Quando estudei nas Belas Artes fui um ano para fora, para Milão. Lembro-me de vir a casa de férias e de repente te achar uma cidade de brincar. As cores, o tamanho dos prédios, das ruas e avenidas.
Lisboa: não te deixes iludir pela fama e pelo dinheiro.
Vivo num bairro com o mundo inteiro, muito perto do centro. Há nesta zona da cidade duas ruas onde morei na infância, duas ruas onde morei enquanto estudava, outra quando comecei a namorar e finalmente a rua onde vivo, onde me tornei mãe. Muito mudou nesta zona da cidade, mas a mudança mais recente e assustadora foi a chegada da especulação, dos investimentos estrangeiros, dos despejos, dos hotéis em cada esquina. E o espaço para a vida das pessoas que fazem de ti quem és, Lisboa? Não nos mandes para longe, não arranques de ti aqueles que são quem verdadeiramente és. Não somos de passagem. Somos inteiros e temos a tua memória inscrita em nós.

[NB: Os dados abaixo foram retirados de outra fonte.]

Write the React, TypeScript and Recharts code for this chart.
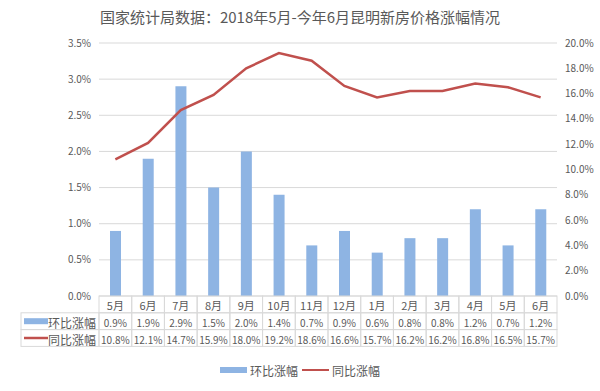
import React from 'react';
import {
  ComposedChart,
  Bar,
  Line,
  XAxis,
  YAxis,
  CartesianGrid,
  Legend,
} from 'recharts';

// data
const months = ['5月', '6月', '7月', '8月', '9月', '10月', '11月', '12月', '1月', '2月', '3月', '4月', '5月', '6月'];
const momRise = [0.9, 1.9, 2.9, 1.5, 2.0, 1.4, 0.7, 0.9, 0.6, 0.8, 0.8, 1.2, 0.7, 1.2];
const yoyRise = [10.8, 12.1, 14.7, 15.9, 18.0, 19.2, 18.6, 16.6, 15.7, 16.2, 16.2, 16.8, 16.5, 15.7];
const leftTicks = [0, 0.5, 1, 1.5, 2, 2.5, 3, 3.5];
const rightTicks = [0, 2, 4, 6, 8, 10, 12, 14, 16, 18, 20];

const TITLE = '国家统计局数据：2018年5月-今年6月昆明新房价格涨幅情况';
const MOM_NAME = '环比涨幅';
const YOY_NAME = '同比涨幅';

const BAR_COLOR = '#8eb4e3';
const LINE_COLOR = '#c0504d';
const TEXT = '#595959';
const GRID = '#d9d9d9';
const FONT = "'Noto Sans CJK SC', 'Noto Sans', sans-serif";

const data = months.map((m, i) => ({ month: m, mom: momRise[i], yoy: yoyRise[i] }));

const ROW_H = 16.8;
const KEY_LEFT = 21;

// x axis drawn as Excel-like data table
const TableTick = (props: any) => {
  const { x, y, payload, index } = props;
  const bw = props.width && props.width > 100 ? props.width / months.length : (payload?.offset ? payload.offset * 2 : 32.7);
  const left = x - bw / 2;
  const i = payload?.index ?? index;
  const rows = [months[i], `${momRise[i].toFixed(1)}%`, `${yoyRise[i].toFixed(1)}%`];
  return (
    <g>
      {rows.map((t, r) => (
        <g key={r}>
          <rect x={left} y={y + r * ROW_H} width={bw} height={ROW_H} fill="none" stroke={GRID} strokeWidth={1} />
          <text
            x={x}
            y={y + r * ROW_H + ROW_H / 2 + 1}
            textAnchor="middle"
            dominantBaseline="central"
            fontSize={r === 0 ? 11 : 10}
            fill={TEXT}
            fontFamily={FONT}
          >
            {t}
          </text>
        </g>
      ))}
      {i === 0 && (
        <g>
          <rect x={KEY_LEFT} y={y + ROW_H} width={left - KEY_LEFT} height={ROW_H} fill="none" stroke={GRID} />
          <rect x={KEY_LEFT} y={y + 2 * ROW_H} width={left - KEY_LEFT} height={ROW_H} fill="none" stroke={GRID} />
          <rect x={KEY_LEFT + 3} y={y + ROW_H * 1.5 - 3} width={24} height={6} fill={BAR_COLOR} />
          <line x1={KEY_LEFT + 3} x2={KEY_LEFT + 27} y1={y + ROW_H * 2.5} y2={y + ROW_H * 2.5} stroke={LINE_COLOR} strokeWidth={2.5} />
          <text x={left - 3} y={y + ROW_H * 1.5 + 1} textAnchor="end" dominantBaseline="central" fontSize={12} fill={TEXT} fontFamily={FONT}>
            {MOM_NAME}
          </text>
          <text x={left - 3} y={y + ROW_H * 2.5 + 1} textAnchor="end" dominantBaseline="central" fontSize={12} fill={TEXT} fontFamily={FONT}>
            {YOY_NAME}
          </text>
        </g>
      )}
    </g>
  );
};

const LegendContent = () => (
  <div
    style={{
      height: 40,
      display: 'flex',
      justifyContent: 'center',
      alignItems: 'center',
      paddingTop: 6,
      boxSizing: 'border-box',
      fontFamily: FONT,
      fontSize: 12,
      color: TEXT,
    }}
  >
    <span style={{ display: 'inline-block', width: 27, height: 6, background: BAR_COLOR, marginRight: 3 }} />
    <span style={{ marginRight: 4 }}>{MOM_NAME}</span>
    <span style={{ display: 'inline-block', width: 27, height: 2.5, background: LINE_COLOR, marginRight: 3 }} />
    <span>{YOY_NAME}</span>
  </div>
);

export default function App() {
  return (
    <div style={{ position: 'absolute', left: 0, top: 0, width: 600, height: 391, background: '#fff' }}>
      <div
        style={{
          position: 'absolute',
          top: 6,
          left: 0,
          width: 600,
          textAlign: 'center',
          fontFamily: FONT,
          fontSize: 15,
          color: TEXT,
        }}
      >
        {TITLE}
      </div>
      <ComposedChart width={600} height={391} data={data} margin={{ top: 43, right: 0, left: 0, bottom: 4 }}>
        <CartesianGrid yAxisId="left" vertical={false} stroke={GRID} />
        <XAxis
          dataKey="month"
          height={51}
          axisLine={false}
          tickLine={false}
          tickSize={0}
          tickMargin={0}
          interval={0}
          tick={<TableTick />}
        />
        <YAxis
          yAxisId="left"
          width={99}
          domain={[0, 3.5]}
          ticks={leftTicks}
          axisLine={false}
          tickLine={false}
          tick={{ fontSize: 10, fill: TEXT, fontFamily: FONT }}
          tickFormatter={(v) => `${Number(v).toFixed(1)}%`}
        />
        <YAxis
          yAxisId="right"
          orientation="right"
          width={43}
          domain={[0, 20]}
          ticks={rightTicks}
          axisLine={false}
          tickLine={false}
          tick={{ fontSize: 10, fill: TEXT, fontFamily: FONT }}
          tickFormatter={(v) => `${Number(v).toFixed(1)}%`}
        />
        <Legend verticalAlign="bottom" height={40} content={<LegendContent />} />
        <Bar yAxisId="left" dataKey="mom" name={MOM_NAME} fill={BAR_COLOR} barSize={11} isAnimationActive={false} />
        <Line
          yAxisId="right"
          type="linear"
          dataKey="yoy"
          name={YOY_NAME}
          stroke={LINE_COLOR}
          strokeWidth={2.5}
          dot={false}
          isAnimationActive={false}
        />
      </ComposedChart>
    </div>
  );
}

Lisboa: deixa as crianças tomar as ruas.
O tempo é de urgências, e a mais crucial é a sobrevivência do planeta, a sobrevivência do futuro. E se as crianças tomassem as tuas ruas, Lisboa? O espaço tinha que ser alargado, verde, seguro. As ruas tinham que se despojar cada vez mais dos carros para dar lugar a mais bicicletas, elétricos e autocarros. Os nossos pés voltariam a andar e respirar. Deixa as crianças tomar as ruas, e com elas todos nós.